Pollution — it’s what pushing the climate crisis to a critical level — but B.C.’s carbon pollution is expected to rise significantly from liquefied natural gas development (LNG).

“Methane is a very powerful greenhouse gas,” explains Jens Wieting of Sierra Club BC. “Many researchers are warning methane leakage makes LNG essentially as bad as coal from a climate perspective.”

Environmentalists and climate scientists are now urging the B.C. government to re-consider a historic, $40 billion LNG Canada facility in Kitimat.

They say it will be impossible for B.C. to meet its climate targets if the project goes ahead.

“There are not enough people in British Columbia to give up their cars and ride their bikes to reduce emissions as much as would be needed to offset the impact of LNG Canada alone,” Wieting says.

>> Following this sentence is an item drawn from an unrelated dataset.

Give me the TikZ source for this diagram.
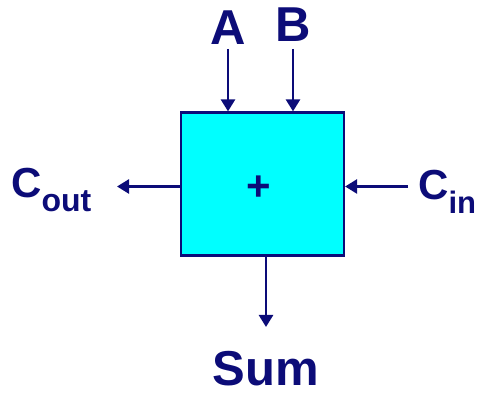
\documentclass[tikz,border=0pt]{standalone}
\usepackage{fontspec}
\setmainfont{Liberation Sans}
\usetikzlibrary{arrows.meta}
\definecolor{navy}{RGB}{12,12,120}
\definecolor{boxcyan}{RGB}{0,255,255}
\tikzset{
  lbl/.style={inner sep=0pt, anchor=base, text=navy, font=\bfseries},
  sig/.style={draw=navy, line width=2.6pt, -{Triangle[width=14pt,length=12pt]}},
}
\begin{document}
\begin{tikzpicture}[x=1pt,y=1pt]
\useasboundingbox (0,0) rectangle (483,393);
\node[draw=navy, line width=2.6pt, fill=boxcyan, minimum width=163pt, minimum height=143pt, inner sep=0pt, anchor=south west] (box) at (179.5,136) {};
\node[text=navy, font=\bfseries\fontsize{42}{42}\selectfont, inner sep=0pt] (plus) at (259,205) {+};
\node[lbl, font=\bfseries\fontsize{49}{49}\selectfont] (A) at (228,348) {A};
\node[lbl, font=\bfseries\fontsize{49}{49}\selectfont] (B) at (293,351) {B};
\node[lbl, font=\bfseries\fontsize{49}{49}\selectfont] (S) at (266,7) {Sum};
\node[lbl, anchor=base west, font=\bfseries\fontsize{42}{42}\selectfont] (Co) at (11,195) {C\raisebox{-14pt}{\fontsize{32}{32}\selectfont out}};
\node[lbl, anchor=base west, font=\bfseries\fontsize{42}{42}\selectfont] (Ci) at (418,193) {C\raisebox{-14pt}{\fontsize{31}{31}\selectfont in}};
\coordinate (atail) at (228,344);
\coordinate (btail) at (293,344);
\coordinate (cotip) at (117,206.5);
\coordinate (citail) at (408,206.5);
\coordinate (stip) at (266,66);
\draw[sig] (atail) -- (atail |- box.north);
\draw[sig] (btail) -- (btail |- box.north);
\draw[sig] (cotip -| box.west) -- (cotip);
\draw[sig] (citail) -- (citail -| box.east);
\draw[sig] (stip |- box.south) -- (stip);
\end{tikzpicture}
\end{document}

“I have said all along it’s very challenging to do this,” says B.C. Green Party leader and world-renowned climate scientist Andrew Weaver. “The B.C. NDP campaigned on 40 per cent emission reductions by 2030 and that is now legislation but I don’t know how they can do it with LNG.”

The climate goal is to go from 60 metric tonnes of carbon dioxide emissions, which was B.C. level in 2016, and reduce it 40 per cent to 36 metric tonnes by 2030.

By 2050, B.C.’s emissions would just be a fraction of what they are today at around 12 metric tonnes but this LNG project alone would take up more than 80 per cent of that.

When you factor in the impact burning the exported gas would have, critics say it sky-rockets to a staggering 68 metric tonnes.

“It means we will be on a path to three degrees of warming. and that is unmanageable,” Wieting says. “It would mean we’re faced with storms, with floods, with fires, with impacts on food production and sea level rise.”

Scientists and environmentalists say record-breaking wildfire seasons in B.C. the last two years are proof the planet’s already at a tipping point.

But to even attempt to try and meet the legislated climate targets, every other industry in B.C. would have to make significant reductions.

There’s also concern over increased tanker traffic in Douglas Channel and building a 670-kilometre pipeline from Dawson Creek through the Great Bear Rainforest.

“Northern B.C. has a very important eco system, which is very important for salmon and other species” says Jeffery Young of the David Suzuki Foundation. “There will be an impact for this pipeline and it’s something that needs to be considered and addressed significantly.”